So, you’re sitting there in class, reading a book or listening to a lecture, and suddenly you find yourself on a tropical island beach sipping a pina colada as the waves caress your toes. Then, just as suddenly, you snap out of it when the teacher calls on you. We all do it, but did you realize that there may be a productive purpose behind it? Did you know that daydreaming improves creative problem solving?
Scientists estimate that most of us spend up to a third of our life spacing out. It helps explain why, at the end of a day, you could ask yourself “Where did the time go”? Contrary to what your teacher would say about you wasting time, at least as far as creativity goes, you may actually be putting that time to good use.
But if you want to make good use of your daydreaming time, you have to “capture” those daydreams. Just like regular nocturnal dreams, daydreams need to be written down and followed up on. This is why I always keep a pen and pad of paper handy everywhere I go. You never know when a great daydream idea will hit you. And if you don’t record it in some way, you most likely quickly forget it. Studies have shown that people who catch themselves daydreaming tend to be the most creative. People who are creatively prolific know how to sort through random ideas and piece together the ones that are valuable.
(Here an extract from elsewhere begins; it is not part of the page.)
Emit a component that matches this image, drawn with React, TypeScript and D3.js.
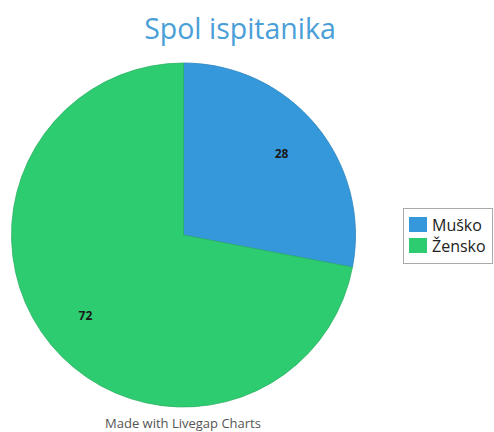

Usually the most creative ideas tend to be those unconscious ones that are simply floating around waiting for us to grab them. These are the kind of “aha” moments that appear when our brain is in a more relaxed or playful mode. Aha moments can’t be forced.
Most people don’t spend their lives daydreaming about tropical islands, but about immediate problems that need solving, like how they’re going to ask their boss for a raise, or how to get their kids to sleep. This is why daydreaming is so valuable to creative problem solving. You could force yourself to come up with solutions, but a better way is to simply daydream to solve the problem. It’s easier and a lot more fun.